Insurance I am covered by my institutional insurance policy for fieldwork and all necessary risk assessments are in place.
Fees I am carrying out similar research on public lands across Montana, Colorado and Wyoming this summer. If everyone charges me a $100 application fee for a permit it will cost me many thousands of $ to carry out my research, which is purely academic in nature. I therefore ask for fees to be waived.
Emergency communication I can be contacted at firstname.lastname@example.org; Susie_maidment@hotmail.com or +447900195867. When I arrive in the USA I will also get a US mobile phone and can pass on the details of my number when I get it.

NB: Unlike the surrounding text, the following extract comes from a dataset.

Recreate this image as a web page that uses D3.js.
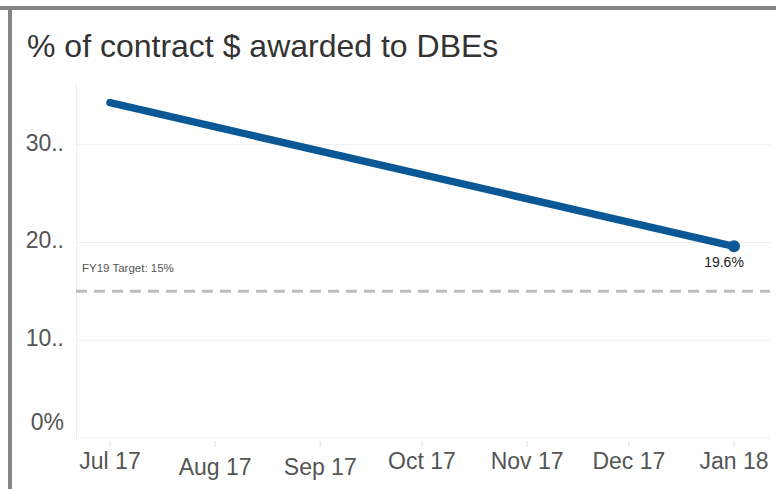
<!DOCTYPE html>
<html>
<head>
<meta charset="utf-8">
<script src="https://d3js.org/d3.v7.min.js"></script>
<style>
  body { margin: 0; background: #fff; }
  svg text { font-family: "Liberation Sans", Arial, sans-serif; }
</style>
</head>
<body>
<div id="chart"></div>
<script>
// data
var months = ["2017-07-01", "2017-08-01", "2017-09-01", "2017-10-01", "2017-11-01", "2017-12-01", "2018-01-01"];
var monthLabels = ["Jul 17", "Aug 17", "Sep 17", "Oct 17", "Nov 17", "Dec 17", "Jan 18"];
var pointDates = ["2017-07-01", "2018-01-01"];
var pointValues = [34.3, 19.6];
var yTicks = [0, 10, 20, 30];
var yTickLabels = ["0%", "10..", "20..", "30.."];
var target = 15;

var W = 776, H = 489;
var parse = d3.timeParse("%Y-%m-%d");

var svg = d3.select("#chart").append("svg")
    .attr("width", W)
    .attr("height", H);

// frame borders
svg.append("rect").attr("x", 0).attr("y", 6).attr("width", W).attr("height", 4).style("fill", "#858585");
svg.append("rect").attr("x", 8).attr("y", 6).attr("width", 4).attr("height", H - 6).style("fill", "#858585");

svg.append("text")
    .attr("x", 27).attr("y", 57)
    .style("font-size", "32px")
    .style("fill", "#333")
    .text("% of contract $ awarded to DBEs");

var x = d3.scaleTime()
    .domain([parse(months[0]), parse(months[months.length - 1])])
    .range([110, 734]);

var y = d3.scaleLinear()
    .domain([0, 36])
    .range([438, 86]);

// gridlines
svg.append("g").selectAll("line")
  .data(yTicks)
  .enter().append("line")
    .attr("x1", 76).attr("x2", 770)
    .attr("y1", function(d) { return y(d); })
    .attr("y2", function(d) { return y(d); })
    .style("stroke", function(d) { return d === 0 ? "#e4e4e4" : "#efefef"; })
    .style("stroke-dasharray", function(d) { return d === 0 ? "1,1" : null; });

// y axis line
svg.append("line")
    .attr("x1", 76.5).attr("x2", 76.5)
    .attr("y1", 83).attr("y2", 440)
    .style("stroke", "#eeeeee");

// y tick labels (bottom one is pushed up to stay inside the pane)
svg.append("g").selectAll("text")
  .data(yTicks)
  .enter().append("text")
    .attr("x", 64)
    .attr("y", function(d) { return d === 0 ? y(d) - 8 : y(d) + 6; })
    .attr("text-anchor", "end")
    .style("font-size", "23px")
    .style("fill", "#555")
    .text(function(d, i) { return yTickLabels[i]; });

// x axis ticks and labels
var xa = svg.append("g");
xa.selectAll("line")
  .data(months)
  .enter().append("line")
    .attr("x1", function(d) { return x(parse(d)); })
    .attr("x2", function(d) { return x(parse(d)); })
    .attr("y1", 441).attr("y2", 447)
    .style("stroke", "#e0e0e0");
xa.selectAll("text")
  .data(months)
  .enter().append("text")
    .attr("x", function(d) { return x(parse(d)); })
    .attr("y", function(d, i) { return (i === 1 || i === 2) ? 475 : 469; })
    .attr("text-anchor", "middle")
    .style("font-size", "23px")
    .style("fill", "#555")
    .text(function(d, i) { return monthLabels[i]; });

// target reference line
svg.append("line")
    .attr("x1", 76).attr("x2", 770)
    .attr("y1", y(target)).attr("y2", y(target))
    .style("stroke", "#bdbdbd")
    .style("stroke-width", 3)
    .style("stroke-dasharray", "11,7");
svg.append("text")
    .attr("x", 82).attr("y", y(target) - 19)
    .style("font-size", "11.5px")
    .style("fill", "#555")
    .text("FY19 Target: " + target + "%");

// series line
var pts = pointDates.map(function(d, i) { return { date: parse(d), value: pointValues[i] }; });
var line = d3.line()
    .x(function(d) { return x(d.date); })
    .y(function(d) { return y(d.value); });

svg.append("path")
    .datum(pts)
    .attr("d", line)
    .style("fill", "none")
    .style("stroke", "#0b5896")
    .style("stroke-width", 7.5)
    .style("stroke-linecap", "round");

var last = pts[pts.length - 1];
svg.append("circle")
    .attr("cx", x(last.date)).attr("cy", y(last.value))
    .attr("r", 6)
    .style("fill", "#0b5896");
svg.append("text")
    .attr("x", x(last.date) - 10).attr("y", y(last.value) + 21)
    .attr("text-anchor", "middle")
    .style("font-size", "14px")
    .style("fill", "#222")
    .text(last.value + "%");
</script>
</body>
</html>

Estimated Participants: 2 Estimated Spectators: 0 Hours:
Mon. 05/12/2014: 1000 AM - 1700 PM Tue. 05/13/2014: 1000 AM - 1700 PM Wed. 05/14/2014: 1000 AM - 1700 PM Thu. 05/15/2014: 1000 AM - 1700 PM Fri. 05/16/2014: 1000 AM - 1700 PM Sat. 05/17/2014: 1000 AM - 1700 PM Sun. 05/18/2014: 1000 AM - 1700 PM
1. Date Submitted: 02/14/2014
I have been asked to provide a personal liability insurance certificate specifically naming Laramie County for this 'event'. Since this is not an 'event' but a research project, I do not see the necessity in naming Laramie County. Attached is my University travel insurance policy that covers both me and my field assistant for the work that will be carried out. As you can see, this includes personal liability insurance of £5,000,000, significantly more than you normally require. I hope this is sufficient.
2. Date Submitted: 04/01/2014
I received the following from you: 3/31/14 Fee worksheet emailed today. There is no fee but the SIGNED fee worksheet must be returned for the special event to be approved.
I have not received the fee worksheet. Please could you email it to me again, and copy it to email@example.com incase it is getting caught in a spam filter?
Comments: 2/11/2014 Application has been forwarded to area manager for review. 3/31/14 Fee worksheet emailed today. There is no fee but the SIGNED fee worksheet must be returned for the special event to be approved. 4/3/14 signed fee worksheet returned. Thank you! Your event is approved.
Comments: your "research project" is still an event and yes, Larimer County does need to be named as additional insured on all GL (or PL) policies. Had your project been more "invasive", Risk Mgt would have insisted upon this in order to protect the county's natural areas.